For a while now I’ve been wondering how programmers keep track of all their work when the code they’re working with is so massive. It seem the answer is: ‘frameworks.’ Frameworks set up the ground rules so multiple programmers can collaborate on a set of [valid] assumptions, they also disentangle what would otherwise become spaghetti-code wherein one little change in the program somewhere will break the whole thing and force you to chase down bugs for weeks on end. Best of all, they save time by doing a lot of work for you that several programmers would otherwise have to each do on their own, forcing them to all write the same code over & over again.
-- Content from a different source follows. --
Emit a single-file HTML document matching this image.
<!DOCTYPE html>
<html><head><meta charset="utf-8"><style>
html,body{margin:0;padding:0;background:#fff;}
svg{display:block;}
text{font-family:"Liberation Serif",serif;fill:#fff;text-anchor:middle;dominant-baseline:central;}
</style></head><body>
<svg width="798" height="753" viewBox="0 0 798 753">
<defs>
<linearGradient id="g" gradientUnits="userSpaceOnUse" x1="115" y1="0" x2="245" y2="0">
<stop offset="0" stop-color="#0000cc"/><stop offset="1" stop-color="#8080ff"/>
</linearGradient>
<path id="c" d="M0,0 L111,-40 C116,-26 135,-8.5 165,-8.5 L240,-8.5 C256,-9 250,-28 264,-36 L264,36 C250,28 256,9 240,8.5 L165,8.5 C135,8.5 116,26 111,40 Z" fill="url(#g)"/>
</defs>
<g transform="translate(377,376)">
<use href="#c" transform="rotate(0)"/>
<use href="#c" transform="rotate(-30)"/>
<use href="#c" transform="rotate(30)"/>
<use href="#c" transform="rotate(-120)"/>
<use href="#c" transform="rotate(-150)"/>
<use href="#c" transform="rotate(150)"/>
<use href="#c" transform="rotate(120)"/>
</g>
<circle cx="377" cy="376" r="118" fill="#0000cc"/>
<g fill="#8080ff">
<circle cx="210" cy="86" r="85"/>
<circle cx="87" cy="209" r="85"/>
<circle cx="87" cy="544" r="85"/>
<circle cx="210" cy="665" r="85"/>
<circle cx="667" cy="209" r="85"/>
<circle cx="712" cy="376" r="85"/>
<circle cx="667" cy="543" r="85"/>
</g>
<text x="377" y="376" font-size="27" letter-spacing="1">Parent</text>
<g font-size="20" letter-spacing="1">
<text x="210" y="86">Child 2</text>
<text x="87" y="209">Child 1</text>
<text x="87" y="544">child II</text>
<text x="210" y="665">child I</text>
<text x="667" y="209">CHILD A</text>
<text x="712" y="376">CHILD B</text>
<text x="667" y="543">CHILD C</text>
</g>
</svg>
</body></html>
This is all well and good, but frameworks are not intuitive and idiot proof. In the case of Sinatra, you have to remember to do certain things in a certain order, and then you need to remember how all of the different elements communicate with each other. Before you even start, you have to have the correct administrative affairs all set in order or it won’t even work. Some files even have to be named according to certain conventions or stuff will break. The solution to all these problems is of course, another illustration!
Creating a Roadmap to Navigate through Sinatra
If you haven’t already, I would suggest reading my blog entry on the symbology I created here to graphically illustrate code. Although this system can illustrate an actual program, it isn’t really set up to explain how and when code works. For that, I have been relying on a set of ad-hoc notes & sketches as well as (mental) memory. While working on the various Sinatra labs in the Active-Record module, I used my system to draw out the basic process flow illustration below:
This is not illustrating any specific lab or workspace, it is just an ad-hoc of several workspaces (from the Flatiron curriculum) showing the full-stack framework. The back-end is oriented to the left side of the page and the front-end is located towards the right side. The symbol legend is actually a master-symbol-legend that includes my entire symbology, and is not limited to just the symbols used in the drawing itself. Unlike anything I’ve drawn in the past, this diagram has several boxes & ellipses just sort-of floating in space without any sort-of connection shown to the rest of the program. This is only possible because I am not illustrating any Active-Record or Sinatra source code that is actually linking these elements together in the background. For this reason, the Active-Record methods are transition-colored from red to white while the Sinatra methods have a grey-to-white (silver) color scheme to match the Sinatra [hat] official logo. The new rule introduced: any method using any framework in the background to communicate should be multi-colored instead of mono-colored.
Several important things are missing here; I don’t see how or when to create migrations, seed data, or pass hashes between the forms in my views and the various controllers that transfer the data in those hashes to the models in Active Record, and finally into the SQL database itself. In order to do all that, I took the drawing above, and added to it until I ended up with this drawing below:
This second illustration adds a series of sketch-notes throughout the drawing that begin to illustrate (albeit somewhat esoterically) the when dimension of using Sinatra. To start with, in the “Database” column I have everything I need to remember how to create migrations and format a seed file. Under the “Views” column, I have a Sinatra (User) Forms block that meticulously spells out how a hash is generated from a users’ input, and how the controller then interprets that hash into information that can be transmitted into the database using Active Record. The Sinatra Nested Forms block explains how to use nested arrays, which I ended up needing to do for my portfolio project.
The result was that, although I created a process flow diagram for the object models in my Sinatra Portfolio project, I did not need to draw out the whole program in order to visualize what was going on. Instead, all I really needed was this paradigm illustration to show me how a Sinatra app is put together and as long as I followed all of the proper naming conventions (as well as the conventions on subdirectories) then I wouldn’t end up getting lost. The advantage of course is that this saves considerable time since a single illustration can get recycled on each new project it resembles.